Uma vez feito o primeiro esboço da “Missa”, Victor Meirelles enviou-o para a Academia no Brasil. A elite cultural queria criar esse tipo de imagem para ficar na memória cultural do País. Por isso, uma vez aceito o esboço da “Primeira Missa no Brasil”, o pintor de Desterro ganhou o financiamento para mais dois anos de estada na França e para as despesas da execução da obra.
Victor Meirelles analisou vasta documentação sobre o índio e sobre o Brasil, e também A carta de Caminha. Estudou a carta com afinco para representar a missa descrita por Caminha.


Antes de ser produto da mente isolada de um artista, a “Primeira Missa no Brasil” é uma síntese visual do projeto civilizatório de cunho nacionalista do  Segundo Império brasileiro, e Victor Meirelles de Lima foi o homem que concretizou em forma de pintura as ideias deste projeto.
Além de estudar a carta de Caminha e de seguir uma minuciosa orientação de Manuel de Araújo Porto Alegre, há um outro fato importante a considerar na construção da obra em questão: Victor Meirelles buscou inspiração para a cena principal de sua obra em outra missa, a do pintor Francês Horace Vernet (1789–1863).
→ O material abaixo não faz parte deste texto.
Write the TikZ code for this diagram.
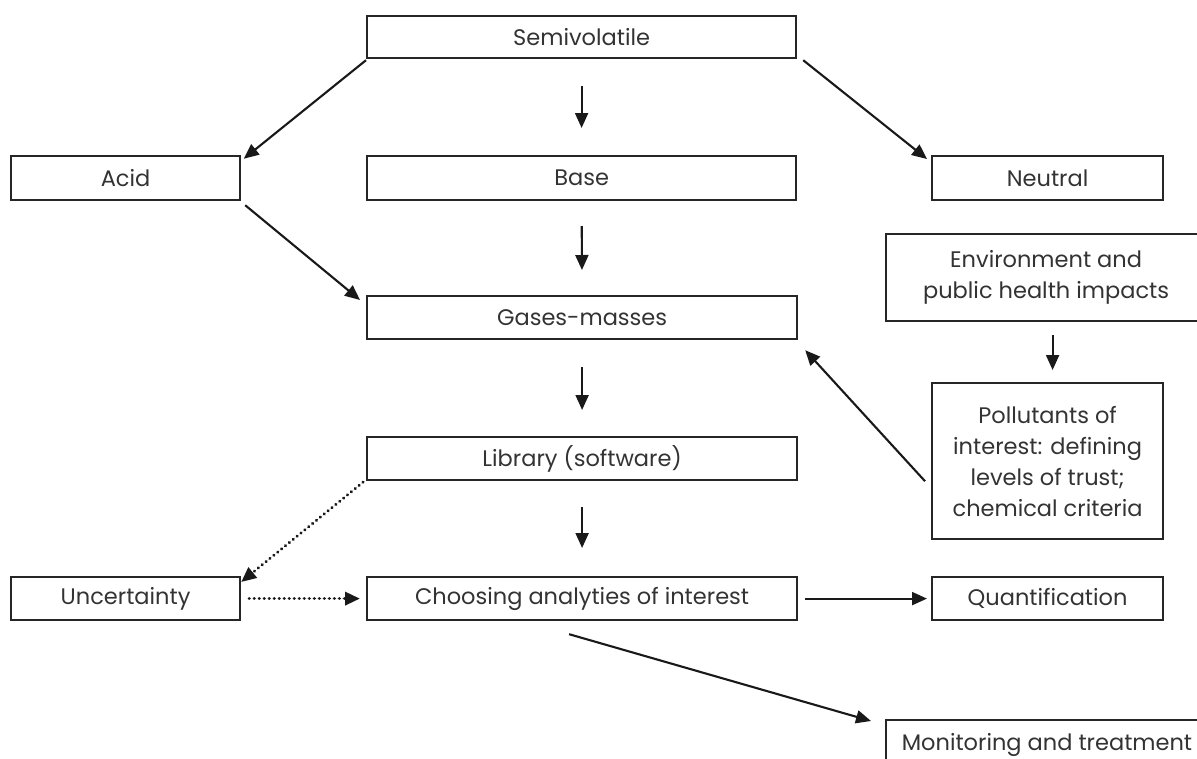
\documentclass[tikz,border=0pt]{standalone}
\usepackage{fontspec}
\setmainfont{Poppins}
\usetikzlibrary{arrows.meta,calc}
\begin{document}
\begin{tikzpicture}[x=1pt,y=-1pt,
  box/.style={draw=black!85,line width=2.2pt,inner sep=0pt,anchor=north west,align=center,
    font=\fontsize{22.5}{31}\selectfont,text=black!80},
  arr/.style={line width=2.1pt,draw=black!90,-{Triangle[length=15pt,width=13pt]}},
  dotarr/.style={line width=3.4pt,draw=black!90,dash pattern=on 0.01pt off 5pt,line cap=round,
    -{Triangle[length=15pt,width=13pt,line cap=butt]}}]
\useasboundingbox (0,0) rectangle (1197,758);
\newcommand{\bx}[6]{\node[box,minimum width=#4-#2,minimum height=#5-#3] (#1) at (#2,#3) {#6};}
\bx{semi}{366}{15}{795}{57}{Semivolatile}
\bx{acid}{10}{155}{239}{199}{Acid}
\bx{base}{366}{155}{795}{199}{Base}
\bx{neutral}{931}{155}{1162}{199}{Neutral}
\bx{env}{885}{233}{1205}{320}{Environment and\\public health impacts}
\bx{gases}{366}{295}{796}{338}{Gases-masses}
\bx{poll}{931}{382}{1162}{538}{Pollutants of\\interest: defining\\levels of trust;\\chemical criteria}
\bx{lib}{366}{436}{796}{479}{Library (software)}
\bx{unc}{10}{576}{239}{619}{Uncertainty}
\bx{choose}{366}{576}{796}{619}{Choosing analyties of interest}
\bx{quant}{931}{576}{1162}{619}{Quantification}
\node[box,minimum width=325,minimum height=70,text height=0pt,text depth=0pt] (mon) at (885,719) {};
\node[font=\fontsize{22.5}{31}\selectfont,text=black!80,anchor=base] (montext) at (1047,750) {Monitoring and treatment};
% connectors
\draw[arr,shorten <=0pt,shorten >=2pt] ([yshift=-1pt]semi.south west) -- ([xshift=1pt,yshift=-5pt]acid.north east);
\draw[arr] ([xshift=6pt,yshift=-1pt]semi.south east) -- ([xshift=-4pt,yshift=-4pt]neutral.north west);
\draw[arr,shorten <=27pt,shorten >=27pt] (semi.south) -- (base.north);
\draw[arr,shorten <=25pt,shorten >=25pt] (base.south) -- (gases.north);
\draw[arr,shorten <=27pt,shorten >=26pt] (gases.south) -- (lib.north);
\draw[arr,shorten <=26pt,shorten >=28pt] (lib.south) -- (choose.north);
\draw[arr,shorten <=13pt,shorten >=12pt] ([xshift=5pt]env.south -| poll.north) -- ([xshift=5pt]poll.north);
\draw[arr] ([xshift=4pt,yshift=-4pt]acid.south east) -- ([xshift=-6pt,yshift=-5pt]gases.north west);
\draw[arr] ([xshift=-6pt]poll.west |- lib.south) -- ([xshift=7pt,yshift=-10pt]gases.south east);
\draw[dotarr] ([xshift=-3pt,yshift=-1pt]lib.south west) -- ([xshift=0pt,yshift=-6pt]unc.north east);
\draw[dotarr] ([xshift=8pt]unc.east) -- ([xshift=-6pt]choose.west);
\draw[arr] ([xshift=7pt]choose.east) -- ([xshift=-4pt]quant.west);
\draw[arr] ([xshift=-13pt,yshift=-13pt]choose.south) -- ([xshift=-14pt,yshift=-2pt]mon.north west);
\end{tikzpicture}
\end{document}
A missa pintada por Vernet intitula-se “Première messe en Kabyli” (1853), lembrando que o procedimento por citação é absolutamente legítimo dentro do gênero Pintura Histórica. O desconhecimento das regras da pintura histórica pela crítica de arte nacional causou grande polêmica quando a pintura chegou ao Brasil, e Victor Meirelles inclusive foi acusado de plagiário.


Há ainda a hipótese de que o tema da missa era então recorrente. No Museu Granet, na Provença, França, encontramos outra missa intitulada “Une messe au Louvre pendant la Terreur”, datada de 1847, de autoria de Marius Granet (1775–1849) . O altar no centro, com um padre levantando a hóstia, e outro de joelhos segurando suas vestes lembram a cena principal da “Missa” de Victor Meirelles. Este procedimento também teria sido legítimo dentro do contexto cultural estético das academias de arte do século XIX.
Abandonado e discriminado pelos republicanos, Victor Meirelles morreu pobre em 1903, no Rio de Janeiro.